The stores index climbed 7 per cent in just one day, on what Pali International analyst Nick Bubb described as Super Tuesday. Hopes of interest rate cuts and rumoured takeover bids pushed the market forward, despite surveys showing that consumer confidence was continuing to fall.
As Retail Week went to press on Wednesday lunchtime, Marks & Spencer shares were up 2.5 per cent amid rumours of stakebuilding by the world’s second biggest retailer Carrefour. M&S refused to confirm or deny suggestions that the French grocery giant had taken a 5 per cent stake in it.
The market’s rally came despite more signs of how challenging life has become for big-ticket retailers. Carpetright issued an appalling first quarter trading update, with group sales down 9.2 per cent and like-for-likes in the UK and Ireland down 15.4 per cent.

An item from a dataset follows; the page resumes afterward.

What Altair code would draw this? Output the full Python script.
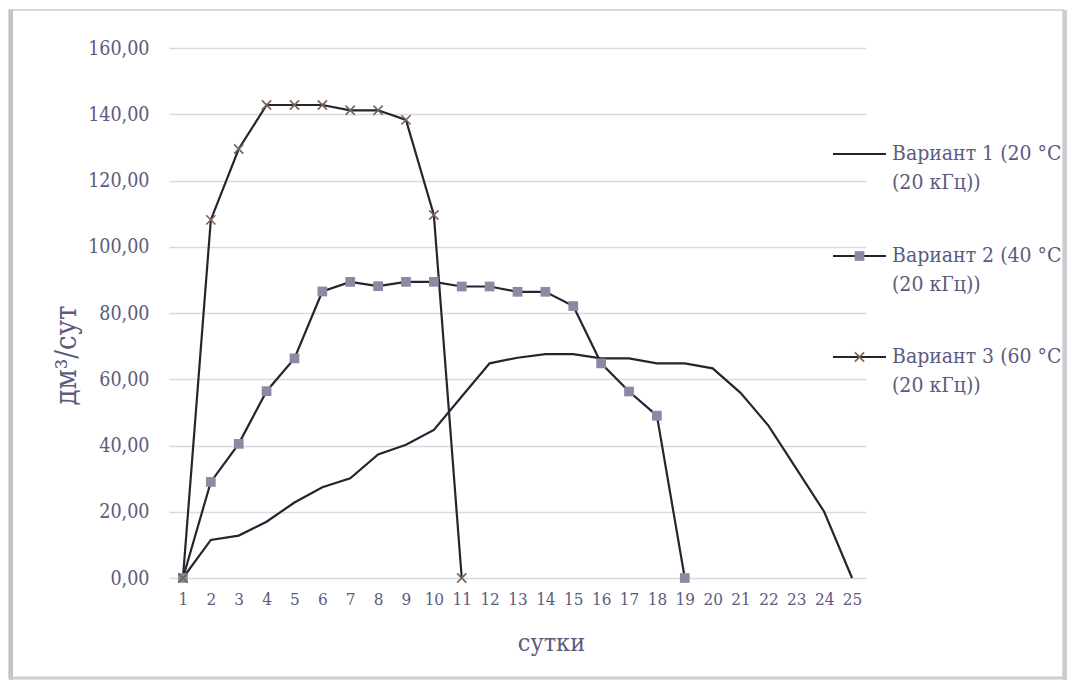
import altair as alt
import pandas as pd

# ---- data ----
days = list(range(1, 26))
names = ["Вариант 1 (20 °C", "Вариант 2 (40 °C", "Вариант 3 (60 °C"]
label_line2 = "(20 кГц))"

v1 = [0, 11.5, 12.8, 17.0, 22.8, 27.4, 30.1, 37.3, 40.2, 44.7, 54.8, 64.8,
      66.5, 67.6, 67.6, 66.3, 66.3, 64.8, 64.8, 63.3, 55.9, 46.0, 33.0, 20.0, 0]
v2 = [0, 29.0, 40.5, 56.4, 66.3, 86.5, 89.4, 88.1, 89.4, 89.4, 88.0, 88.0,
      86.4, 86.4, 82.1, 64.8, 56.3, 49.0, 0]
v3 = [0, 108.1, 129.5, 142.8, 142.8, 142.8, 141.2, 141.2, 138.3, 109.6, 0]

y_ticks = [0, 20, 40, 60, 80, 100, 120, 140, 160]

FONT = "DejaVu Serif Condensed, DejaVu Serif"
TXT = "#5b5b7e"
LINE = "#25252f"
SQ = "#8a8aa5"
XC = "#7a6354"
GRID = "#d9d9e2"

rows = []
for s, vals in zip(names, [v1, v2, v3]):
    for d, v in zip(days, vals):
        rows.append({"series": s, "day": d, "value": v})
df = pd.DataFrame(rows)

L, T = 169, 48          # plot-area offset inside the page
W, H = 697, 530

xenc = alt.X("day:O", scale=alt.Scale(type="point", domain=days, padding=0.5),
             axis=alt.Axis(grid=False, ticks=False, domain=False, labelAngle=0,
                           labelOverlap=False,
                           labelFontSize=17, labelPadding=13, labelColor=TXT, labelFont=FONT,
                           title="сутки", titleFont=FONT, titleFontSize=25, titleColor=TXT,
                           titleFontWeight="normal", titleX=382, titleY=64,
                           titleBaseline="middle", titleAlign="center"))
yenc = alt.Y("value:Q", scale=alt.Scale(domain=[0, 160], nice=False),
             axis=alt.Axis(values=y_ticks, grid=True, gridColor=GRID, gridWidth=1.4,
                           ticks=False, domain=False, labelOverlap=False,
                           labelExpr="replace(format(datum.value, '.2f'), '.', ',')",
                           labelFontSize=19.5, labelPadding=20, labelColor=TXT, labelFont=FONT,
                           title="дм³/сут", titleFont=FONT, titleFontSize=29, titleColor=TXT,
                           titleFontWeight="normal", titleX=-103, titleY=307,
                           titleBaseline="middle", titleAlign="center"))

base = alt.Chart(df).encode(x=xenc, y=yenc)

lines = base.mark_line(color=LINE, strokeWidth=2.2).encode(detail="series:N")

sq = base.transform_filter(alt.datum.series == names[1]).mark_point(
    shape="square", filled=True, size=95, color=SQ, opacity=1)

XPATH = "M-1,-1L1,1M-1,1L1,-1"
xs = base.transform_filter(alt.datum.series == names[2]).mark_point(
    shape=XPATH, filled=False, size=85, color=XC, strokeWidth=1.6, opacity=1)

one = pd.DataFrame({"k": [0]})

# legend
leg_layers = []
ys = [154, 256, 357]
for i, (nm, yy) in enumerate(zip(names, ys)):
    leg_layers.append(alt.Chart(one).mark_rule(color=LINE, strokeWidth=2.2).encode(
        x=alt.value(833 - L), x2=alt.value(886 - L), y=alt.value(yy - T)))
    if i == 1:
        leg_layers.append(alt.Chart(one).mark_point(shape="square", filled=True, size=95,
                                                    color=SQ, opacity=1).encode(
            x=alt.value(859.5 - L), y=alt.value(yy - T)))
    if i == 2:
        leg_layers.append(alt.Chart(one).mark_point(shape=XPATH, filled=False, size=85,
                                                    color=XC, strokeWidth=1.6, opacity=1).encode(
            x=alt.value(859.5 - L), y=alt.value(yy - T)))
    leg_layers.append(alt.Chart(one).mark_text(text=nm, font=FONT, fontSize=21, color=TXT,
                                               align="left", baseline="middle").encode(
        x=alt.value(892 - L), y=alt.value(yy - T)))
    leg_layers.append(alt.Chart(one).mark_text(text=label_line2, font=FONT, fontSize=21,
                                               color=TXT, align="left", baseline="middle").encode(
        x=alt.value(892 - L), y=alt.value(yy + 29 - T)))

# frame around the chart
frame = alt.Chart(one).mark_rect(fill=None, stroke="#d8d8e0", strokeWidth=2).encode(
    x=alt.value(9 - L), x2=alt.value(1063 - L), y=alt.value(10 - T), y2=alt.value(678 - T))
left_sh = alt.Chart(one).mark_rule(color="#c4c4c8", strokeWidth=4).encode(
    x=alt.value(11 - L), y=alt.value(10 - T), y2=alt.value(680 - T))
right_sh = alt.Chart(one).mark_rule(color="#cdcdd2", strokeWidth=4).encode(
    x=alt.value(1065 - L), y=alt.value(10 - T), y2=alt.value(680 - T))
bot_sh = alt.Chart(one).mark_rule(color="#cdcdd2", strokeWidth=3).encode(
    x=alt.value(9 - L), x2=alt.value(1066 - L), y=alt.value(678 - T))

chart = alt.layer(lines, sq, xs, *leg_layers, frame, left_sh, right_sh, bot_sh).properties(
    width=W, height=H,
    autosize=alt.AutoSizeParams(type="none"),
    padding={"left": L, "top": T, "right": 1068 - L - W, "bottom": 684 - T - H},
    background="white",
).configure_view(stroke=None)

chart.save("out.html", embed_options={"renderer": "svg", "actions": False})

Numis upgraded its stance from reduce to hold following a 14 per cent fall in the share price over the month, but warned that “positioned to bear the brunt of the consumer and housing downturns, sentiment and forecast risk will continue to haunt the stock for now”.
Debenhams was the week’s second biggest riser, on the back of further stakebuilding by Baugur-backed vehicle Milestone Resources. Hopes rose that this might presage a bid by the Icelandic investor, but this is thought to be unlikely in the present climate, given the difficulty of securing debt.
Electricals giant DSGi was another big riser, despite reports that US rival Best Buy plans to open as many as 200 stores in the UK. Investec analyst David Jeary reiterated his sell recommendation. “The combination of very high operational gearing and declining consumer confidence highlights the potential for further downside forecast risk,” he said.
Kaupthing upgraded Topps Tiles from sell to fair value. The company reported like-for-like sales down 7.7 per cent in the 17 weeks to July 26, but the broker said it was doing the right things to avoid a costly refinancing.
Blue Oar Securities visited Sainsbury’s new flagship at Sydenham and was impressed. “For the first time, the company has added large-format non-food skills to its armoury,” it said. But it retained a sell rating, saying the grocer lacks scale in hypermarkets.
There was rare action at department store tiddler Beales, which was the week’s biggest riser after the board advised shareholders to reject property investor Andrew Perloff’s tender offer for 28 per cent of the company’s shares.